How does a series of 18th century engravings translate to the modern stage? Theatre company Simple8 have answered that question with The Four Stages of Cruelty, based on the work of William Hogarth.
The play, at London’s Arcola Theatre, tells a riveting tale of self-immersion, ambition and cruelty. Although it delivers a vivid account of life in the 18th century, it does stray from Hogarth’s artistic vision.
The Four Stages of Cruelty was initially a series of printed engravings by Hogarth, published in the London Evening Post in 1751. Within them, he depicted four scenes of cruelty’s path. Beginning in the first and second stages with the abuse of animals, the series climaxes with Cruelty in Perfection, a scene of seduction, corruption and brutal murder.
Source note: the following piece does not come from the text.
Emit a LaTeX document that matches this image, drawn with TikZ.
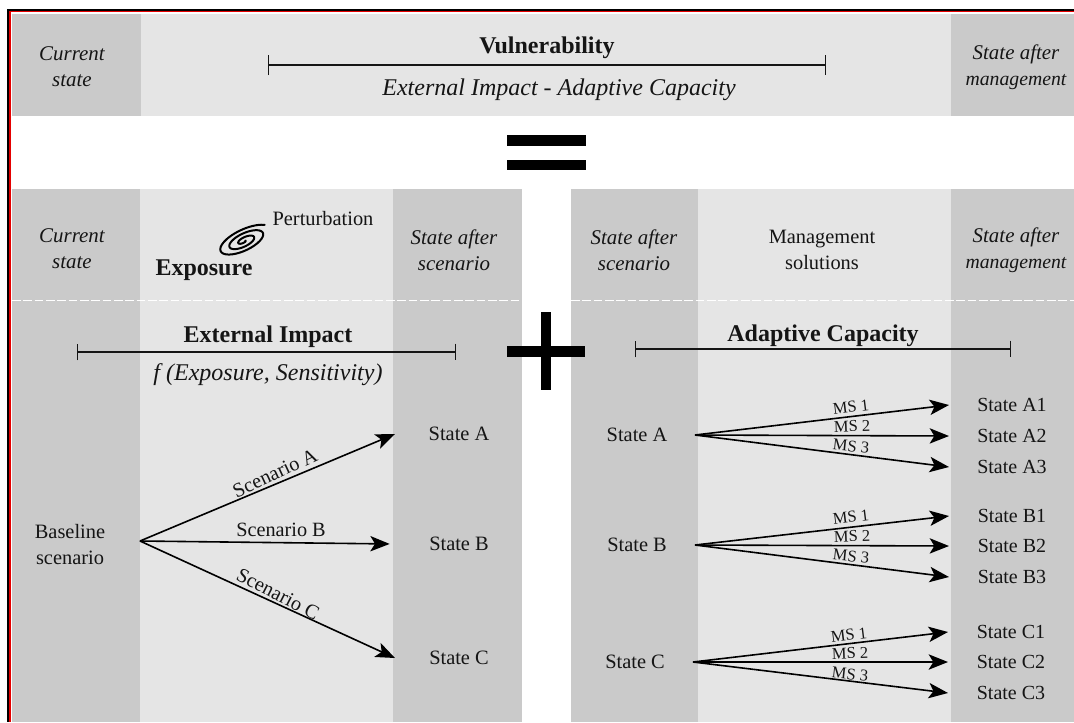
\documentclass[tikz,border=0pt]{standalone}
\usepackage{fontspec}
\setmainfont{Liberation Serif}
\usetikzlibrary{arrows.meta}
\definecolor{darkband}{HTML}{CACACA}
\definecolor{lightband}{HTML}{E5E5E5}
\definecolor{inkc}{HTML}{151515}
\newcommand{\mgline}{{\fontsize{14.8pt}{19.5pt}\selectfont management}}
\tikzset{
  x=0.75pt,y=-0.75pt,
  band/.style={fill=darkband,draw=none},
  lband/.style={fill=lightband,draw=none},
  lbl/.style={font=\fontsize{15.3pt}{19.5pt}\selectfont,align=center,inner sep=0pt,outer sep=0pt,text=inkc},
  ital/.style={lbl,font=\fontsize{15.7pt}{19.5pt}\selectfont\itshape},
  head/.style={lbl,font=\fontsize{18pt}{19pt}\selectfont\bfseries},
  formula/.style={lbl,font=\fontsize{18pt}{19pt}\selectfont\itshape},
  arrowlbl/.style={lbl,font=\fontsize{15.2pt}{15pt}\selectfont},
  mslbl/.style={lbl,font=\fontsize{12.4pt}{13pt}\selectfont},
  statel/.style={lbl,minimum width=96pt},
  statem/.style={lbl,minimum width=87pt},
  stater/.style={lbl,font=\fontsize{15pt}{19.5pt}\selectfont,minimum width=94.5pt},
  arr/.style={-{Stealth[length=14.5pt,width=11.5pt,inset=3.5pt]},line width=1.2pt,draw=black},
  msarr/.style={arr},
  span/.style={{Bar[width=#1,line width=1.1pt]}-{Bar[width=#1,line width=1.1pt]},line width=1.3pt,draw=inkc},
  span/.default=12.5pt,
  sep/.style={draw=white,line width=1.4pt,dash pattern=on 6.5pt off 2pt},
}
\begin{document}
\begin{tikzpicture}
\useasboundingbox (0,0) rectangle (1074,722);
\begin{scope}
\clip (0,0) rectangle (1074,722);
\fill[white] (0,0) rectangle (1074,722);
% frame
\fill[black] (7,9) rectangle (1074,11.2);
\fill[black] (7,9) rectangle (9.3,722);
\fill[red!90!black] (9.3,11.2) rectangle (1074,12.4);
\fill[red!90!black] (9.3,11.2) rectangle (10.5,722);
% top bands
\path[band] (12,14) rectangle (141,116);
\path[lband] (141,14) rectangle (951,116);
\path[band] (951,14) rectangle (1074,116);
% lower bands
\path[band] (12,189) rectangle (140,722);
\path[lband] (140,189) rectangle (393,722);
\path[band] (393,189) rectangle (522,722);
\path[band] (571,189) rectangle (698,722);
\path[lband] (698,189) rectangle (951,722);
\path[band] (951,189) rectangle (1074,722);
\path[sep] (12,300.5) -- (522,300.5);
\path[sep] (571,300.5) -- (1074,300.5);
% equals and plus
\fill[black] (507,135) rectangle (586,145.5);
\fill[black] (507,159.5) rectangle (586,170);
\fill[black] (507,346) rectangle (585,357);
\fill[black] (541,312) rectangle (551,390);
% top row
\node[ital] (curA) at (72,67) {Current\\state};
\node[head] (vuln) at (547,48) {Vulnerability};
\coordinate (vl) at (268,65);
\coordinate (vr) at (826,65);
\draw[span=15pt] (vl) -- (vr);
\node[formula] (vf) at (559,90) {External Impact - Adaptive Capacity};
\node[ital] (afterA) at (1016,67) {State after\\\mgline};
% second row
\node[ital] (curB) at (72,249) {Current\\state};
\node[lbl] (pert) at (323,219) {Perturbation};
\node[head] (expo) at (204,270) {Exposure};
\draw[black,line width=1.5pt,line cap=round,rotate around={25:(244,241)}]
  plot[domain=0:1030,samples=100,smooth,variable=\t]
  ({244+(1.5+\t/1030*28)*cos(\t+20)},{241+0.40*(1.5+\t/1030*28)*sin(\t+20)});
\node[ital] (sasA) at (454,250) {State after\\scenario};
\node[ital] (sasB) at (634,250) {State after\\scenario};
\node[lbl] (mgmt) at (822,250) {Management\\solutions};
\node[ital] (afterB) at (1016,250) {State after\\\mgline};
% heads
\node[head] (ext) at (268,337) {External Impact};
\coordinate (el) at (77,352);
\coordinate (er) at (456,352);
\draw[span] (el) -- (er);
\node[formula] (ef) at (268,375) {f (Exposure, Sensitivity)};
\node[head] (ada) at (823,336) {Adaptive Capacity};
\coordinate (al) at (635,349);
\coordinate (ar) at (1011,349);
\draw[span] (al) -- (ar);
% left graph
\node[lbl] (base) at (70,545) {Baseline\\scenario};
\coordinate (bp) at (140,541);
\node[statel] (sa) at (459,434) {State A};
\node[statel] (sb) at (459,544) {State B};
\node[statel] (sc) at (459,658) {State C};
\draw[arr] (bp) -- (sa.west);
\draw[arr,shorten >=4pt] (bp) -- (sb.west);
\draw[arr] (bp) -- (sc.west);
\node[arrowlbl,rotate=25] (la) at (275,473) {Scenario A};
\node[arrowlbl] (lb) at (281,530) {Scenario B};
\node[arrowlbl,rotate=-27] (lc) at (278,594) {Scenario C};
% right graph
\node[statem] (ra) at (637,435) {State A};
\node[statem] (rb) at (637,545) {State B};
\node[statem] (rc) at (635,662) {State C};
\node[stater] (a1) at (1012,405) {State A1};
\node[stater] (a2) at (1012,436) {State A2};
\node[stater] (a3) at (1012,467) {State A3};
\node[stater] (b1) at (1012,516) {State B1};
\node[stater] (b2) at (1012,546) {State B2};
\node[stater] (b3) at (1012,577) {State B3};
\node[stater] (c1) at (1011,632) {State C1};
\node[stater] (c2) at (1011,662) {State C2};
\node[stater] (c3) at (1011,693) {State C3};
\foreach \s/\t in {ra/a1,ra/a2,ra/a3,rb/b1,rb/b2,rb/b3,rc/c1,rc/c2,rc/c3}
  \draw[msarr] (\s.east) -- (\t.west);
\node[mslbl,rotate=7] (ma1) at (851,407) {MS 1};
\node[mslbl,rotate=2] (ma2) at (852,426) {MS 2};
\node[mslbl,rotate=-6] (ma3) at (851,446) {MS 3};
\node[mslbl,rotate=7] (mb1) at (851,517) {MS 1};
\node[mslbl,rotate=2] (mb2) at (852,536) {MS 2};
\node[mslbl,rotate=-6] (mb3) at (851,556) {MS 3};
\node[mslbl,rotate=7] (mc1) at (849,635) {MS 1};
\node[mslbl,rotate=2] (mc2) at (850,653) {MS 2};
\node[mslbl,rotate=-6] (mc3) at (850,674) {MS 3};
\end{scope}
\end{tikzpicture}
\end{document}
The fourth stage illustrates the Rewards of Cruelty; the lead character Tom Nero has been hanged and is mutilated by surgeons for research, destroying his soul and possibility of afterlife.
Although the play does attach significance to these moments, it explores an alternative perspective to Hogarth’s, exploring why and how Nero becomes so cruel.
Its structure is circular, beginning with Oliver Birch as the evil surgeon about to dissect the dead criminal, moving backwards to the introduction of boy Tom, shortly to commit his first cruel act: the torture of a stray dog.
Simple8 are renowned for “theatre on a shoestring”, and I marvelled at their ingenuity creating a horse, using only a violin case and a chair, and the sound of the gallows sound, using a cutting board and a piece of wood. But I wasn’t convinced by their puppet of a dog – I thought it was a pigeon perching on a concertina until Nero thrust the arrow down its arse.
Every character in Four Stages, important or incidental, is portrayed in context and with delightful detail. There are boisterous performances from Emily Pennant-Rea (as both High Lady and prostitute), Hannah Emmanuel (as the teetotal housekeeper who’s secretly an alcoholic) and others. In the intimate theatre of the Arcola, with just inches between actors and audience, characters burst to life in front of you, bristling with emotion and energy.
The problem with this play is the characterisation of Tom Nero. From Hogarth’s work it is quite clear that Nero is unrepentant and evil; Richard Maxted’s portrayal, on the other hand, feels weak, if confident and reasonably nasty. He is not a bad actor; the script simply doesn’t depict Hogarth’s Tom Nero.
The engraver depicted Nero as a cold blooded killer who coerced his lover into stealing for him and then brutally murdered her; this play explores a man who is bereft of family, impressionable and blind with ambition. This leads him to do cruel deeds, but not, as Hogarth suggested, because he has a taste for cruelty. The surgeon’s final examination reflects this: “The heart shows no outward signs of darkness… [so we must look] elsewhere in the host.”
Despite this it retains other aspects of Hogarth’s approach, such as his prophetic clues. In his First Stage, for example, there is a chalk drawing of a man hanging with the words “Tom Nero” inscribed beneath. Simple8 also endeavour to give subtle foreshadowings. Early on, Tom and Ann describe how they would mutilate each other for love. “I want to rip you open,” breathes Ann, “crack open your ribs”.
“You’ll have to cut me open and slice out my heart,” returns Tom, unknowingly predicting his own fate.
Though many of his works were humorous, Hogarth kept Four Stages serious. Simple8 have blended satirical notions about class structure and the capitalist world to create jokes which fit the dark tone and rhythm of the piece.
Overall, the play boasts a treasure chest of talented actors, impressive musicians and intelligent scripting and directing. Venturing further than Hogarth’s rigid morality lesson, it explores 18th century society while smoothly spinning the terrible tale of Tom Nero.